=== Problem details ===
Retype only what runs from the first line of the listing to the line holding "minimum width=348.5pt, minimum", both included. Do not retype the pictures.
--- start of Data ---
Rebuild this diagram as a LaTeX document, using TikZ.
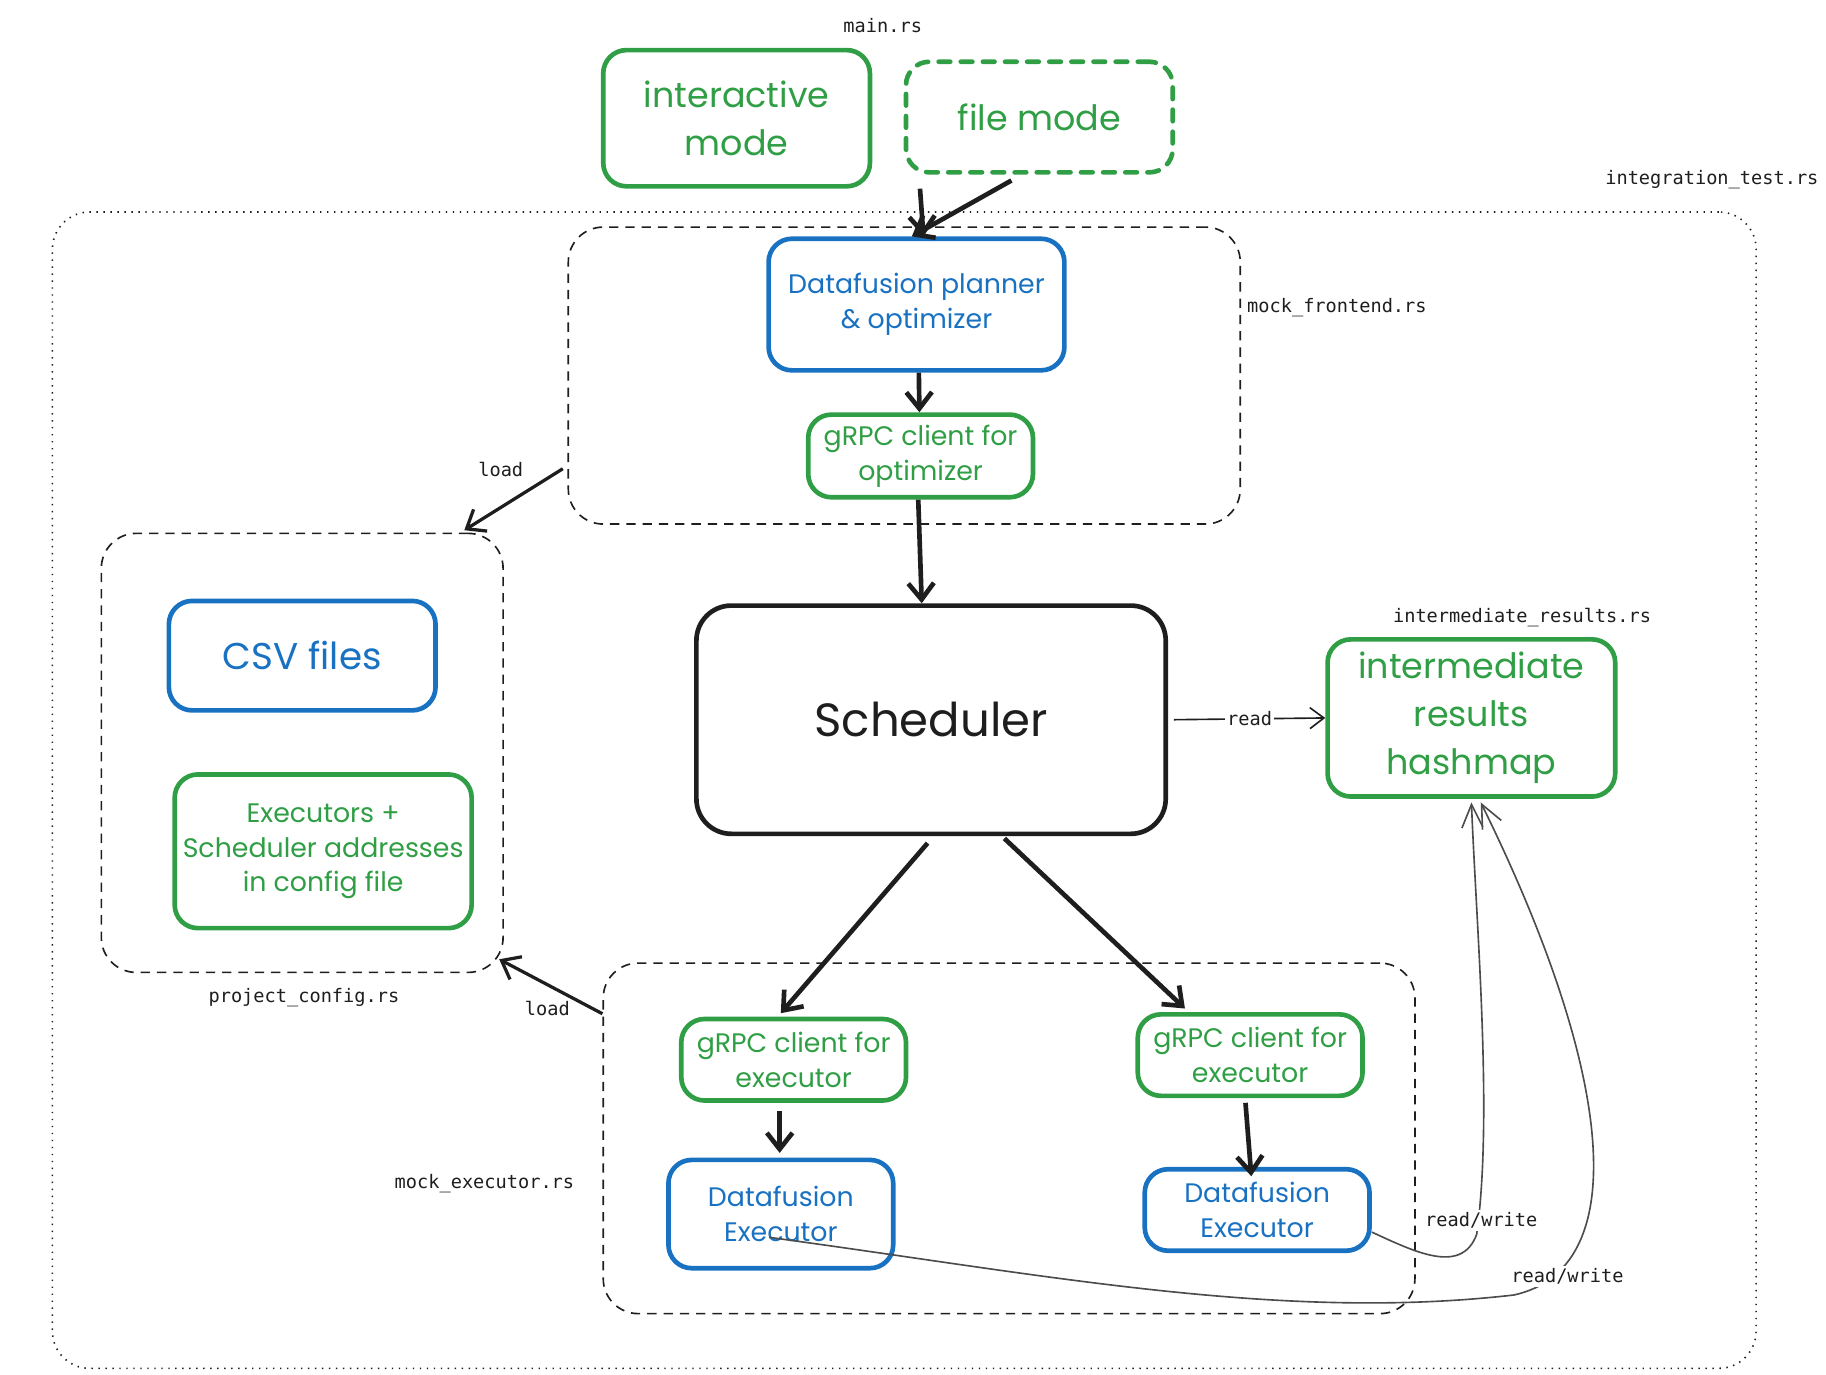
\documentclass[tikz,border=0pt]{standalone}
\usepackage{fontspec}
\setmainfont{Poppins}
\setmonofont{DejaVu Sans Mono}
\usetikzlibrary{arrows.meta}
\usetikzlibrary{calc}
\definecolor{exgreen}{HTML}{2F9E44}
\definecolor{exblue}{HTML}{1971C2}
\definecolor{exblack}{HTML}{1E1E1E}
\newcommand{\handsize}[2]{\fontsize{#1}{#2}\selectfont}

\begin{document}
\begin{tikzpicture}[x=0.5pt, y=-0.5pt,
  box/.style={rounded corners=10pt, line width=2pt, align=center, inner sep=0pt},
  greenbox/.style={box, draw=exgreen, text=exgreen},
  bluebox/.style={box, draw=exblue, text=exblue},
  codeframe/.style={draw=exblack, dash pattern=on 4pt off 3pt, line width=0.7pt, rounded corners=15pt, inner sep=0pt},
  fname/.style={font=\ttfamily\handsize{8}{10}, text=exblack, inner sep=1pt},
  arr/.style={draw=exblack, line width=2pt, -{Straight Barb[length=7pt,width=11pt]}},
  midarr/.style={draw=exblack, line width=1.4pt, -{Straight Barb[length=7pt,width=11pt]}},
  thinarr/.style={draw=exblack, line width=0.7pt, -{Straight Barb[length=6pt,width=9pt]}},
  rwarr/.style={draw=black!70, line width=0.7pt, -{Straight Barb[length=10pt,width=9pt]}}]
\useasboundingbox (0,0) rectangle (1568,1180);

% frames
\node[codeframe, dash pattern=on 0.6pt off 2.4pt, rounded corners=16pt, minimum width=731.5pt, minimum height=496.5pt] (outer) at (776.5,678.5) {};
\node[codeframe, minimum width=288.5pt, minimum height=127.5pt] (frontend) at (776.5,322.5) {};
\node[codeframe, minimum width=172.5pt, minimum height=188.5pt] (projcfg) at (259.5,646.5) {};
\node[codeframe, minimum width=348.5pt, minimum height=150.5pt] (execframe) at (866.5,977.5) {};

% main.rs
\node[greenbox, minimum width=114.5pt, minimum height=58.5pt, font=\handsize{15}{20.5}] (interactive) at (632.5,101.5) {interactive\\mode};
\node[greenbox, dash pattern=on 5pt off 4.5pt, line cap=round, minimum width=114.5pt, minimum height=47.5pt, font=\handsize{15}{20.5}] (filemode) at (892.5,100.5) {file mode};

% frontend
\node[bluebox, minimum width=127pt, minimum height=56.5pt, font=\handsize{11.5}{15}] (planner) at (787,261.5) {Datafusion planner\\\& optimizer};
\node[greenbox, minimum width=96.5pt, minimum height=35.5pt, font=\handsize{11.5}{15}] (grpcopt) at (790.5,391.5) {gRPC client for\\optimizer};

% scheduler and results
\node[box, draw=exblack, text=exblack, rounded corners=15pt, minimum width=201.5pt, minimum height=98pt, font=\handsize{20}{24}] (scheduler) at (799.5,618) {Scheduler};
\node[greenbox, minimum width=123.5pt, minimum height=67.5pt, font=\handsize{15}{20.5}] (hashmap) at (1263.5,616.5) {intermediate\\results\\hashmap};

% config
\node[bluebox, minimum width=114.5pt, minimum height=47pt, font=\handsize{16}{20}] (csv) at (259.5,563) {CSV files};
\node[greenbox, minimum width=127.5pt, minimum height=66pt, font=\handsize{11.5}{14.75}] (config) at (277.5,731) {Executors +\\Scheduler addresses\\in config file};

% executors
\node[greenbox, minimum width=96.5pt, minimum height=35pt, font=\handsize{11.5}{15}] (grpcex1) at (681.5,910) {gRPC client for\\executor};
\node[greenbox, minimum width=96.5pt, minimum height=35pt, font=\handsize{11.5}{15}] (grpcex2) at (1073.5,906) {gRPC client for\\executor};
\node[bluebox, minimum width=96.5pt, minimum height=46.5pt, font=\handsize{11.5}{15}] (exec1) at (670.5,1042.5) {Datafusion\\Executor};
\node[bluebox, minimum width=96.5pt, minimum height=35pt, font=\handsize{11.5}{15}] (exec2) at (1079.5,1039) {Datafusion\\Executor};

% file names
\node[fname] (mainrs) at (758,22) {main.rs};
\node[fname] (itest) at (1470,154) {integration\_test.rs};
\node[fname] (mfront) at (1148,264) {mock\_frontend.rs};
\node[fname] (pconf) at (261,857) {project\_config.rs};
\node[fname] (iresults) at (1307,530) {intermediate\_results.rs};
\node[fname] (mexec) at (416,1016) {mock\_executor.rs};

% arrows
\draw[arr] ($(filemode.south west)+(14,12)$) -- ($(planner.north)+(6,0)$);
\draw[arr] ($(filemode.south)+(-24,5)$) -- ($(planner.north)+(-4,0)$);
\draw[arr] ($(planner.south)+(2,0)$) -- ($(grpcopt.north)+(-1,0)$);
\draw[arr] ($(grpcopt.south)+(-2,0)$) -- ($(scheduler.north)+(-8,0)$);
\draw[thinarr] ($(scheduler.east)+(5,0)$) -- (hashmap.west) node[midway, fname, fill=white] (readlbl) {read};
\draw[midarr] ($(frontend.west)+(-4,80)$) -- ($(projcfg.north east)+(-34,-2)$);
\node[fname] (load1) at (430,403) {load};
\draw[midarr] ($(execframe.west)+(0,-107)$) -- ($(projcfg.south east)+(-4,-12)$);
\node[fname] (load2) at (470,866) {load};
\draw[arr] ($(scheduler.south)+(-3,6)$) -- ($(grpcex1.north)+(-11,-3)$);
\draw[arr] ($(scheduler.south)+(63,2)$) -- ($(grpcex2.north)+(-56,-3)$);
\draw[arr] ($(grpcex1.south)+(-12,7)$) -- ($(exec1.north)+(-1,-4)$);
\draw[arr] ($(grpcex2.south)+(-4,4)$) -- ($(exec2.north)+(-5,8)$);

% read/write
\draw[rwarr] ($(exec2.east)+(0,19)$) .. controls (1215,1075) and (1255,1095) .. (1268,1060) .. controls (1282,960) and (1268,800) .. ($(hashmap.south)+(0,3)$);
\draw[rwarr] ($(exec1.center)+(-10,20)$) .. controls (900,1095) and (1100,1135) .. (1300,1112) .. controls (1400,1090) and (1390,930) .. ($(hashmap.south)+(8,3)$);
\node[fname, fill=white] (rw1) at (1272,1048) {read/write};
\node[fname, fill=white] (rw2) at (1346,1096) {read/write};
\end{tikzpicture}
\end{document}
--- end of Data ---
=== Expected output ===
Rebuild this diagram as a LaTeX document, using TikZ.
\documentclass[tikz,border=0pt]{standalone}
\usepackage{fontspec}
\setmainfont{Poppins}
\setmonofont{DejaVu Sans Mono}
\usetikzlibrary{arrows.meta}
\usetikzlibrary{calc}
\definecolor{exgreen}{HTML}{2F9E44}
\definecolor{exblue}{HTML}{1971C2}
\definecolor{exblack}{HTML}{1E1E1E}
\newcommand{\handsize}[2]{\fontsize{#1}{#2}\selectfont}

\begin{document}
\begin{tikzpicture}[x=0.5pt, y=-0.5pt,
  box/.style={rounded corners=10pt, line width=2pt, align=center, inner sep=0pt},
  greenbox/.style={box, draw=exgreen, text=exgreen},
  bluebox/.style={box, draw=exblue, text=exblue},
  codeframe/.style={draw=exblack, dash pattern=on 4pt off 3pt, line width=0.7pt, rounded corners=15pt, inner sep=0pt},
  fname/.style={font=\ttfamily\handsize{8}{10}, text=exblack, inner sep=1pt},
  arr/.style={draw=exblack, line width=2pt, -{Straight Barb[length=7pt,width=11pt]}},
  midarr/.style={draw=exblack, line width=1.4pt, -{Straight Barb[length=7pt,width=11pt]}},
  thinarr/.style={draw=exblack, line width=0.7pt, -{Straight Barb[length=6pt,width=9pt]}},
  rwarr/.style={draw=black!70, line width=0.7pt, -{Straight Barb[length=10pt,width=9pt]}}]
\useasboundingbox (0,0) rectangle (1568,1180);

% frames
\node[codeframe, dash pattern=on 0.6pt off 2.4pt, rounded corners=16pt, minimum width=731.5pt, minimum height=496.5pt] (outer) at (776.5,678.5) {};
\node[codeframe, minimum width=288.5pt, minimum height=127.5pt] (frontend) at (776.5,322.5) {};
\node[codeframe, minimum width=172.5pt, minimum height=188.5pt] (projcfg) at (259.5,646.5) {};
\node[codeframe, minimum width=348.5pt, minimum height=150.5pt] (execframe) at (866.5,977.5) {};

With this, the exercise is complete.